_Directions_:
Leave out the pictures, and retype only the lines from the beginning of the material through the line that contains "import pandas as pd", including both.

_Given material_:
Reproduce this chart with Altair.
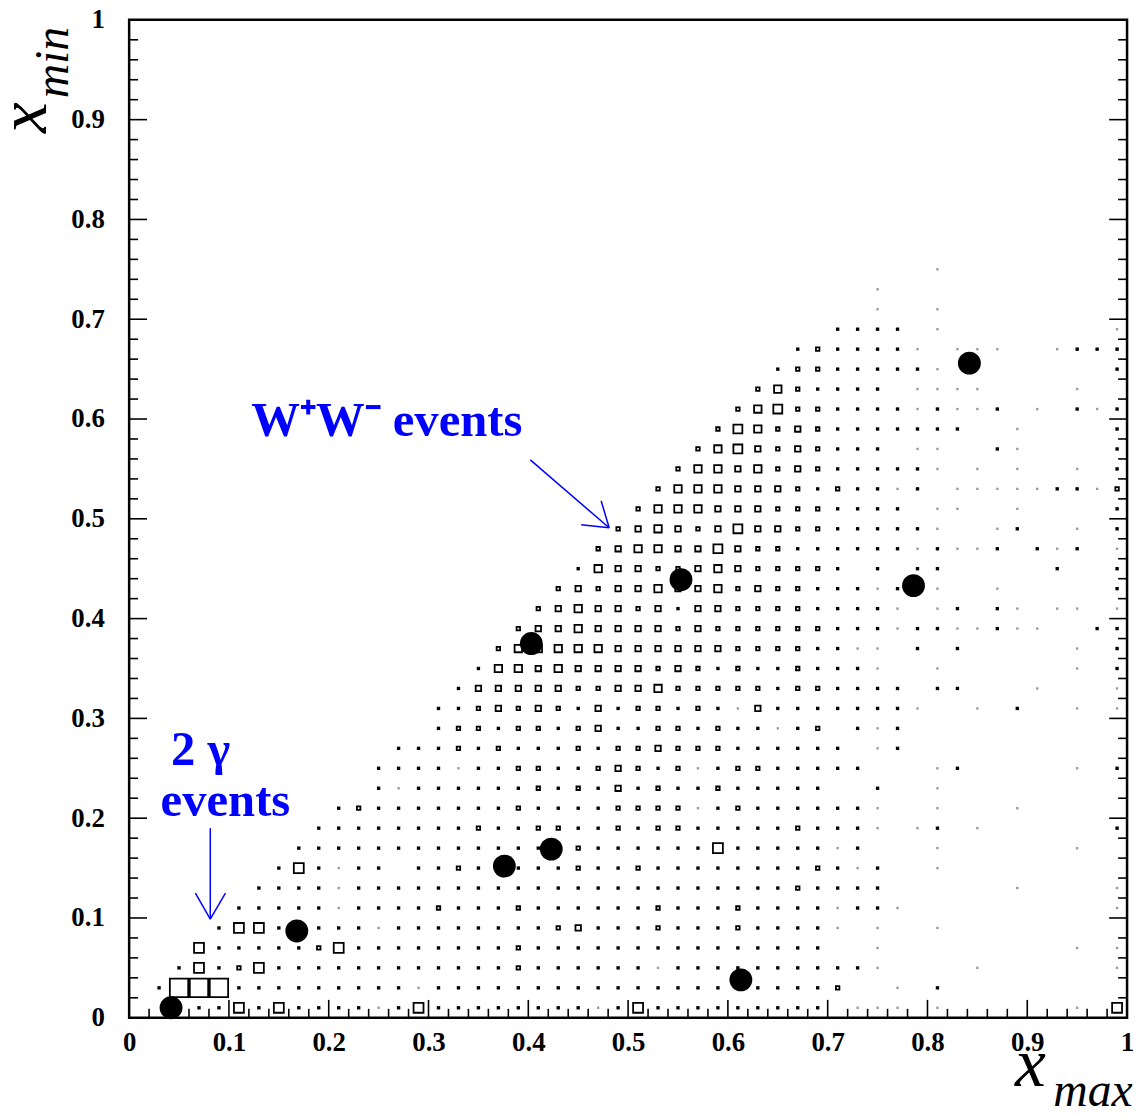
import altair as alt
import pandas as pd

# ---- 2D histogram (box plot) -----------------------------------------------
# one string per x_min bin (row 0 = 0.00-0.02, bin width 0.02);
# character k = x_max bin k.  Codes: 0 empty, 1 faint, 2 dot,
# 3..6 growing boxes, 7 isolated box, 8 full-bin box
HIST_ROWS = [
    "0002272722" "2212722222" "2221272222" "2222201110" "1000000107",
    "0288822222" "2222122222" "2222222222" "2222230010" "2000000000",
    "0027237222" "2222222223" "2222221222" "2222222100" "0010000001",
    "0007222223" "7222222223" "2222222222" "2222200100" "0000000101",
    "0000277222" "2212222222" "2342223222" "3222210100" "1000000000",
    "0000022222" "1222232223" "2222223222" "3222212210" "0000000001",
    "0000002222" "1222222222" "2222222222" "2223222200" "0000100001",
    "0000000272" "1220223222" "2232232222" "2222321200" "1000000000",
    "0000000022" "2222222222" "2232222227" "2222212000" "1000000100",
    "0000000002" "2222222322" "3322323322" "2223222101" "2010000002",
    "0000000000" "2322222223" "2222333312" "3222222100" "1000100000",
    "0000000000" "0021222222" "3232423223" "2222200200" "1000000000",
    "0000000000" "0022221223" "3223432312" "3322222000" "1200000102",
    "0000000000" "0002223232" "2232334333" "2222220120" "0000000000",
    "0000000000" "0000023323" "3234223323" "2212302120" "0000000000",
    "0000000000" "0000022343" "4324233232" "1422222221" "0010200101",
    "0000000000" "0000002444" "4433445333" "3323322220" "2200010001",
    "0000000000" "0000000255" "4544443432" "3223222100" "1000000102",
    "0000000000" "0000000035" "5555444444" "3333221102" "0200000102",
    "0000000000" "0000000003" "4454444343" "3333322212" "2112110022",
    "0000000000" "0000000000" "3454434244" "3333222210" "1202101101",
    "0000000000" "0000000000" "0343445445" "3433222120" "1001000002",
    "0000000000" "0000000000" "0025443345" "4333320202" "2000002002",
    "0000000000" "0000000000" "0003455446" "4332222221" "2112021201",
    "0000000000" "0000000000" "0000345434" "6443322222" "1001200102",
    "0000000000" "0000000000" "0000035554" "4433322220" "1100100002",
    "0000000000" "0000000000" "0000003555" "4443232212" "0111112213",
    "0000000000" "0000000000" "0000000355" "4534322222" "1010100102",
    "0000000000" "0000000000" "0000000035" "6434322201" "1002100002",
    "0000000000" "0000000000" "0000000003" "6534322222" "2200100002",
    "0000000000" "0000000000" "0000000000" "3563322221" "2112010212",
    "0000000000" "0000000000" "0000000000" "0353222201" "1110000100",
    "0000000000" "0000000000" "0000000000" "0023322222" "1000000002",
    "0000000000" "0000000000" "0000000000" "0002322221" "0111001222",
    "0000000000" "0000000000" "0000000000" "0000022220" "1000000001",
    "0000000000" "0000000000" "0000000000" "0000000100" "1000000000",
    "0000000000" "0000000000" "0000000000" "0000000100" "0000000000",
    "0000000000" "0000000000" "0000000000" "0000000000" "1000000000",
]
BIN_WIDTH = 0.02

BOX_CODES = [1, 2, 3, 4, 5, 6, 7, 8]
BOX_SIDE_PX = [0.6, 1.6, 3.5, 5.5, 7.5, 9.0, 10.0, 18.5]
BOX_COLOR = ["#9a9a9a", "black", "black", "black", "black", "black", "black", "black"]

# ---- observed events (black dots) ------------------------------------------
EVENT_XMAX = [0.042, 0.168, 0.376, 0.423, 0.403, 0.553, 0.613, 0.786, 0.842]
EVENT_XMIN = [0.010, 0.087, 0.152, 0.169, 0.375, 0.439, 0.038, 0.433, 0.656]

# ---- axes ------------------------------------------------------------------
AXIS_LABELS = [0, 0.1, 0.2, 0.3, 0.4, 0.5, 0.6, 0.7, 0.8, 0.9, 1]
TICK_MAJOR = [0.1, 0.2, 0.3, 0.4, 0.5, 0.6, 0.7, 0.8, 0.9]
TICK_MINOR = [round(0.02 * i, 2) for i in range(1, 50) if i % 5]

# ---- annotations -----------------------------------------------------------
BLUE_TEXT = ["W\u207aW\u207b events", "2 \u03b3", "events"]
BLUE_X = [0.1224, 0.0716, 0.0965]
BLUE_Y = [0.583, 0.253, 0.202]
BLUE_ALIGN = ["left", "center", "center"]

ARROW_X = [0.402, 0.481, 0.481, 0.0813, 0.0813, 0.0813]
ARROW_Y = [0.559, 0.491, 0.491, 0.190, 0.0988, 0.0988]
ARROW_X2 = [0.481, 0.473, 0.453, 0.0813, 0.0664, 0.0965]
ARROW_Y2 = [0.491, 0.518, 0.494, 0.0988, 0.125, 0.125]

TITLE_TEXT = ["x", "max", "x", "min"]
TITLE_X = [0.8876, 0.9260, -0.0830, -0.0610]
TITLE_Y = [-0.0687, -0.0886, 0.8866, 0.9214]
TITLE_SIZE = [70, 48, 70, 48]
TITLE_ANGLE = [0, 0, 270, 270]

W = 1005
H = 1005
TICK_LONG = 18
TICK_SHORT = 9

# ---- tables ----------------------------------------------------------------
cells = []
for j, row in enumerate(HIST_ROWS):
    for k, ch in enumerate(row):
        c = int(ch)
        if c > 0:
            cells.append({"xmax": BIN_WIDTH * k + BIN_WIDTH / 2,
                          "xmin": BIN_WIDTH * j + BIN_WIDTH / 2,
                          "code": c})
cells = pd.DataFrame(cells)
events = pd.DataFrame({"xmax": EVENT_XMAX, "xmin": EVENT_XMIN})
major = pd.DataFrame({"v": TICK_MAJOR})
minor = pd.DataFrame({"v": TICK_MINOR})
blue = pd.DataFrame({"t": BLUE_TEXT, "x": BLUE_X, "y": BLUE_Y, "a": BLUE_ALIGN})
arrows = pd.DataFrame({"x": ARROW_X, "y": ARROW_Y, "x2": ARROW_X2, "y2": ARROW_Y2})
titles = pd.DataFrame({"t": TITLE_TEXT, "x": TITLE_X, "y": TITLE_Y,
                       "s": TITLE_SIZE, "ang": TITLE_ANGLE})

SC = alt.Scale(domain=[0, 1], nice=False, zero=False)
FONT = "Liberation Serif"

label_axis = dict(values=AXIS_LABELS, format="~g", ticks=False,
                  domain=False, grid=False, title="", labelFont=FONT,
                  labelFontWeight="bold", labelFontSize=27, labelColor="black",
                  labelFlush=False, labelOverlap=False)
AX_X = alt.Axis(labelPadding=12, **label_axis)
AX_Y = alt.Axis(labelPadding=25, **label_axis)


def X(field):
    return alt.X(field, scale=SC, axis=AX_X)


def Y(field):
    return alt.Y(field, scale=SC, axis=AX_Y)


boxes = alt.Chart(cells).mark_square(filled=False, strokeWidth=1.8, opacity=1).encode(
    x=X("xmax:Q"),
    y=Y("xmin:Q"),
    size=alt.Size("code:Q", scale=alt.Scale(type="linear", zero=False, nice=False,
                                             domain=BOX_CODES,
                                             range=[s * s for s in BOX_SIDE_PX]),
                  legend=None),
    color=alt.Color("code:O", scale=alt.Scale(domain=BOX_CODES, range=BOX_COLOR),
                    legend=None),
)

dots = alt.Chart(events).mark_circle(size=530, color="black", opacity=1).encode(
    x=X("xmax:Q"),
    y=Y("xmin:Q"),
)


def tick_layers(df, length):
    base = alt.Chart(df).mark_rule(color="black", strokeWidth=1.6)
    bottom = base.encode(x=X("v:Q"), y=alt.value(H), y2=alt.value(H - length))
    left = base.encode(y=Y("v:Q"), x=alt.value(0), x2=alt.value(length))
    right = base.encode(y=Y("v:Q"), x=alt.value(W), x2=alt.value(W - length))
    return [bottom, left, right]


arrow_layer = alt.Chart(arrows).mark_rule(color="#0000ff", strokeWidth=1.5).encode(
    x=X("x:Q"), y=Y("y:Q"), x2="x2:Q", y2="y2:Q",
)

blue_left = alt.Chart(blue[blue.a == "left"]).mark_text(
    font=FONT, fontWeight="bold", fontSize=49, color="#0000ff",
    align="left", baseline="alphabetic").encode(x=X("x:Q"), y=Y("y:Q"), text="t:N")
blue_center = alt.Chart(blue[blue.a == "center"]).mark_text(
    font=FONT, fontWeight="bold", fontSize=49, color="#0000ff",
    align="center", baseline="alphabetic").encode(x=X("x:Q"), y=Y("y:Q"), text="t:N")

title_layer = alt.Chart(titles).mark_text(
    font=FONT, fontStyle="italic", color="black", align="left",
    baseline="alphabetic").encode(
    x=X("x:Q"), y=Y("y:Q"),
    text="t:N",
    size=alt.Size("s:Q", scale=None, legend=None),
    angle=alt.Angle("ang:Q", scale=None, legend=None),
)

layers = [boxes, dots] + tick_layers(major, TICK_LONG) + tick_layers(minor, TICK_SHORT) + [
    arrow_layer, blue_left, blue_center, title_layer]

chart = alt.layer(*layers).resolve_scale(
    size="independent", angle="independent", color="independent"
).properties(
    width=W, height=H,
    padding={"left": 122, "top": 8, "right": 8, "bottom": 97},
    autosize=alt.AutoSizeParams(type="none"),
    background="white",
).configure_view(stroke="black", strokeWidth=2.5)

chart.save("out.html", embed_options={"renderer": "svg", "actions": False})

_Result of the task_:
Reproduce this chart with Altair.
import altair as alt
import pandas as pd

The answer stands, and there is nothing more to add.